Stated exercise:
Repeat the listing in full, word for word.

+++ Task data +++

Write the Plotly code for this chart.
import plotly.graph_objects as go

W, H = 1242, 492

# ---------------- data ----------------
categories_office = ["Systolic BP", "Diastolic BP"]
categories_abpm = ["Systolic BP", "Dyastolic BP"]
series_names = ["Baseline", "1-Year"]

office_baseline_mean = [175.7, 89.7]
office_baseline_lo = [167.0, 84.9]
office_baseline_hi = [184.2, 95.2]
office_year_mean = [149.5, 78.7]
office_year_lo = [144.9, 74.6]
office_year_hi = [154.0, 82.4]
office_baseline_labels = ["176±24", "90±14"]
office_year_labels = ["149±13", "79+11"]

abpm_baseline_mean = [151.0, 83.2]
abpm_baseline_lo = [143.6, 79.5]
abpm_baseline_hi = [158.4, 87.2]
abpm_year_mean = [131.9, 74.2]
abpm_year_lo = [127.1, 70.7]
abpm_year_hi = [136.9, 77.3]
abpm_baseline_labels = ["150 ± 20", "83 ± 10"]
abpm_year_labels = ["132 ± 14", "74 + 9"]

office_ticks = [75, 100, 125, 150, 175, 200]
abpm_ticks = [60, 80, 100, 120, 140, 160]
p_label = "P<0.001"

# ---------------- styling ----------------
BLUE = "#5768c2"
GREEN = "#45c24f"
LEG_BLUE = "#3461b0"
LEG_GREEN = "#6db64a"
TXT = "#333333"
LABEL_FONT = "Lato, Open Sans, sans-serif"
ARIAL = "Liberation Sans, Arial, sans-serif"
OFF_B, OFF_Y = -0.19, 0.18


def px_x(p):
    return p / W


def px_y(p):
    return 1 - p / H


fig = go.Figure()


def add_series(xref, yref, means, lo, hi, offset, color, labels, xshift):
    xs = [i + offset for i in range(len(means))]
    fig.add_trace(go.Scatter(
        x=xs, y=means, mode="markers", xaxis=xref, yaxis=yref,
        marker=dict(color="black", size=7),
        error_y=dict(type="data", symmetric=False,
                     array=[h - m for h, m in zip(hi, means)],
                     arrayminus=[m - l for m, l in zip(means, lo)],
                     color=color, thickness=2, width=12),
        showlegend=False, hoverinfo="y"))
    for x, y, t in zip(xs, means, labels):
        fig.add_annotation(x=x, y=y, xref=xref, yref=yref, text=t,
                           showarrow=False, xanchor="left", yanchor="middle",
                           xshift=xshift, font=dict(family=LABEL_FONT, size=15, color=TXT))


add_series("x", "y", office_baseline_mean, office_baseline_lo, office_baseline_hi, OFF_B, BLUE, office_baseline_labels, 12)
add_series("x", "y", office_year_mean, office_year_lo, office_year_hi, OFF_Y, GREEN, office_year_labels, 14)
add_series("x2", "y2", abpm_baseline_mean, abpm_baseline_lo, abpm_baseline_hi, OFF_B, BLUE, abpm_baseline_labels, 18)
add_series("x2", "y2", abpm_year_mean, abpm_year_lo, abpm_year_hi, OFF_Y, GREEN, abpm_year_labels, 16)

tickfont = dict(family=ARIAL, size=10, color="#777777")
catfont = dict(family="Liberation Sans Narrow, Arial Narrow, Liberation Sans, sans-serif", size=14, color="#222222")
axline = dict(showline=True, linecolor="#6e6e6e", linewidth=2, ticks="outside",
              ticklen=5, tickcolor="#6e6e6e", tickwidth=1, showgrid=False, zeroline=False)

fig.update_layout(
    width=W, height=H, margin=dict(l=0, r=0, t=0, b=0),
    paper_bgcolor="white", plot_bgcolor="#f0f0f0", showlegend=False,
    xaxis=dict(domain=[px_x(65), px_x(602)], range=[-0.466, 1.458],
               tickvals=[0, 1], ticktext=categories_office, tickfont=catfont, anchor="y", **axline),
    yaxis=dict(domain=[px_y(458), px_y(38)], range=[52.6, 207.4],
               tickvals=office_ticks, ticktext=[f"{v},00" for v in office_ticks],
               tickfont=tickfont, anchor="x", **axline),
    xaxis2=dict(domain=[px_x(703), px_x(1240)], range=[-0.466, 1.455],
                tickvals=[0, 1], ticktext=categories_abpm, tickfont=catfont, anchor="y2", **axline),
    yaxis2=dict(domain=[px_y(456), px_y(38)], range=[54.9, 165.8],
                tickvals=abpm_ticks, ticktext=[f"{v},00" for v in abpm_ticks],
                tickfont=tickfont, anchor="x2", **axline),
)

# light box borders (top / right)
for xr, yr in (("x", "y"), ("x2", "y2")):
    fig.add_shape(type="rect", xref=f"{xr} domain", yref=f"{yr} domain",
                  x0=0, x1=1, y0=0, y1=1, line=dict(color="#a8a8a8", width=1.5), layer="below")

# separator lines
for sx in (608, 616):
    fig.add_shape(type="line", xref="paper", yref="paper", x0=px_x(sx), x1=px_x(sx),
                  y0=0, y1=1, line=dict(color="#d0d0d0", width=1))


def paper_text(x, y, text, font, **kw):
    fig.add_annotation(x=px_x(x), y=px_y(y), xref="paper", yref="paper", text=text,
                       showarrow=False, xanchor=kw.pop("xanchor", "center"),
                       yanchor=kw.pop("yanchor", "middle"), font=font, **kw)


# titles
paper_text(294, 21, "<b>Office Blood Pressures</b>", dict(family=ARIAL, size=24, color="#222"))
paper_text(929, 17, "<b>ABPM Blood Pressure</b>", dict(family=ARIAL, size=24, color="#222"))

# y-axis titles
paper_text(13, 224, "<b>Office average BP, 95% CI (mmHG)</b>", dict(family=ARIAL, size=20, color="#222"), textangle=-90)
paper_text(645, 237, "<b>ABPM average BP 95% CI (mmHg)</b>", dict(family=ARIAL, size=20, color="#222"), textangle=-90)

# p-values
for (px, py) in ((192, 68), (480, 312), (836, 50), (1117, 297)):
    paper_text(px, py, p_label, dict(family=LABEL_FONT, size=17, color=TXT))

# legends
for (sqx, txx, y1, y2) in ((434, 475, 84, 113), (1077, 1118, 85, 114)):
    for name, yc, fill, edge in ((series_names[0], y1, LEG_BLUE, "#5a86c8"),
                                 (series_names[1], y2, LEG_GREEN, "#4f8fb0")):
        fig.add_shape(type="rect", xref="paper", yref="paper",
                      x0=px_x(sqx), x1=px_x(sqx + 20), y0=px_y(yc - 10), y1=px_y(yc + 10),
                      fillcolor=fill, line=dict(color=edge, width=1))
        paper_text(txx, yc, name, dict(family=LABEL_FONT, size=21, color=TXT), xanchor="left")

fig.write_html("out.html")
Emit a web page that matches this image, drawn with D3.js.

+++

Written solution:
Write the Plotly code for this chart.
import plotly.graph_objects as go

W, H = 1242, 492

# ---------------- data ----------------
categories_office = ["Systolic BP", "Diastolic BP"]
categories_abpm = ["Systolic BP", "Dyastolic BP"]
series_names = ["Baseline", "1-Year"]

office_baseline_mean = [175.7, 89.7]
office_baseline_lo = [167.0, 84.9]
office_baseline_hi = [184.2, 95.2]
office_year_mean = [149.5, 78.7]
office_year_lo = [144.9, 74.6]
office_year_hi = [154.0, 82.4]
office_baseline_labels = ["176±24", "90±14"]
office_year_labels = ["149±13", "79+11"]

abpm_baseline_mean = [151.0, 83.2]
abpm_baseline_lo = [143.6, 79.5]
abpm_baseline_hi = [158.4, 87.2]
abpm_year_mean = [131.9, 74.2]
abpm_year_lo = [127.1, 70.7]
abpm_year_hi = [136.9, 77.3]
abpm_baseline_labels = ["150 ± 20", "83 ± 10"]
abpm_year_labels = ["132 ± 14", "74 + 9"]

office_ticks = [75, 100, 125, 150, 175, 200]
abpm_ticks = [60, 80, 100, 120, 140, 160]
p_label = "P<0.001"

# ---------------- styling ----------------
BLUE = "#5768c2"
GREEN = "#45c24f"
LEG_BLUE = "#3461b0"
LEG_GREEN = "#6db64a"
TXT = "#333333"
LABEL_FONT = "Lato, Open Sans, sans-serif"
ARIAL = "Liberation Sans, Arial, sans-serif"
OFF_B, OFF_Y = -0.19, 0.18


def px_x(p):
    return p / W


def px_y(p):
    return 1 - p / H


fig = go.Figure()


def add_series(xref, yref, means, lo, hi, offset, color, labels, xshift):
    xs = [i + offset for i in range(len(means))]
    fig.add_trace(go.Scatter(
        x=xs, y=means, mode="markers", xaxis=xref, yaxis=yref,
        marker=dict(color="black", size=7),
        error_y=dict(type="data", symmetric=False,
                     array=[h - m for h, m in zip(hi, means)],
                     arrayminus=[m - l for m, l in zip(means, lo)],
                     color=color, thickness=2, width=12),
        showlegend=False, hoverinfo="y"))
    for x, y, t in zip(xs, means, labels):
        fig.add_annotation(x=x, y=y, xref=xref, yref=yref, text=t,
                           showarrow=False, xanchor="left", yanchor="middle",
                           xshift=xshift, font=dict(family=LABEL_FONT, size=15, color=TXT))


add_series("x", "y", office_baseline_mean, office_baseline_lo, office_baseline_hi, OFF_B, BLUE, office_baseline_labels, 12)
add_series("x", "y", office_year_mean, office_year_lo, office_year_hi, OFF_Y, GREEN, office_year_labels, 14)
add_series("x2", "y2", abpm_baseline_mean, abpm_baseline_lo, abpm_baseline_hi, OFF_B, BLUE, abpm_baseline_labels, 18)
add_series("x2", "y2", abpm_year_mean, abpm_year_lo, abpm_year_hi, OFF_Y, GREEN, abpm_year_labels, 16)

tickfont = dict(family=ARIAL, size=10, color="#777777")
catfont = dict(family="Liberation Sans Narrow, Arial Narrow, Liberation Sans, sans-serif", size=14, color="#222222")
axline = dict(showline=True, linecolor="#6e6e6e", linewidth=2, ticks="outside",
              ticklen=5, tickcolor="#6e6e6e", tickwidth=1, showgrid=False, zeroline=False)

fig.update_layout(
    width=W, height=H, margin=dict(l=0, r=0, t=0, b=0),
    paper_bgcolor="white", plot_bgcolor="#f0f0f0", showlegend=False,
    xaxis=dict(domain=[px_x(65), px_x(602)], range=[-0.466, 1.458],
               tickvals=[0, 1], ticktext=categories_office, tickfont=catfont, anchor="y", **axline),
    yaxis=dict(domain=[px_y(458), px_y(38)], range=[52.6, 207.4],
               tickvals=office_ticks, ticktext=[f"{v},00" for v in office_ticks],
               tickfont=tickfont, anchor="x", **axline),
    xaxis2=dict(domain=[px_x(703), px_x(1240)], range=[-0.466, 1.455],
                tickvals=[0, 1], ticktext=categories_abpm, tickfont=catfont, anchor="y2", **axline),
    yaxis2=dict(domain=[px_y(456), px_y(38)], range=[54.9, 165.8],
                tickvals=abpm_ticks, ticktext=[f"{v},00" for v in abpm_ticks],
                tickfont=tickfont, anchor="x2", **axline),
)

# light box borders (top / right)
for xr, yr in (("x", "y"), ("x2", "y2")):
    fig.add_shape(type="rect", xref=f"{xr} domain", yref=f"{yr} domain",
                  x0=0, x1=1, y0=0, y1=1, line=dict(color="#a8a8a8", width=1.5), layer="below")

# separator lines
for sx in (608, 616):
    fig.add_shape(type="line", xref="paper", yref="paper", x0=px_x(sx), x1=px_x(sx),
                  y0=0, y1=1, line=dict(color="#d0d0d0", width=1))


def paper_text(x, y, text, font, **kw):
    fig.add_annotation(x=px_x(x), y=px_y(y), xref="paper", yref="paper", text=text,
                       showarrow=False, xanchor=kw.pop("xanchor", "center"),
                       yanchor=kw.pop("yanchor", "middle"), font=font, **kw)


# titles
paper_text(294, 21, "<b>Office Blood Pressures</b>", dict(family=ARIAL, size=24, color="#222"))
paper_text(929, 17, "<b>ABPM Blood Pressure</b>", dict(family=ARIAL, size=24, color="#222"))

# y-axis titles
paper_text(13, 224, "<b>Office average BP, 95% CI (mmHG)</b>", dict(family=ARIAL, size=20, color="#222"), textangle=-90)
paper_text(645, 237, "<b>ABPM average BP 95% CI (mmHg)</b>", dict(family=ARIAL, size=20, color="#222"), textangle=-90)

# p-values
for (px, py) in ((192, 68), (480, 312), (836, 50), (1117, 297)):
    paper_text(px, py, p_label, dict(family=LABEL_FONT, size=17, color=TXT))

# legends
for (sqx, txx, y1, y2) in ((434, 475, 84, 113), (1077, 1118, 85, 114)):
    for name, yc, fill, edge in ((series_names[0], y1, LEG_BLUE, "#5a86c8"),
                                 (series_names[1], y2, LEG_GREEN, "#4f8fb0")):
        fig.add_shape(type="rect", xref="paper", yref="paper",
                      x0=px_x(sqx), x1=px_x(sqx + 20), y0=px_y(yc - 10), y1=px_y(yc + 10),
                      fillcolor=fill, line=dict(color=edge, width=1))
        paper_text(txx, yc, name, dict(family=LABEL_FONT, size=21, color=TXT), xanchor="left")

fig.write_html("out.html")
Emit a web page that matches this image, drawn with D3.js.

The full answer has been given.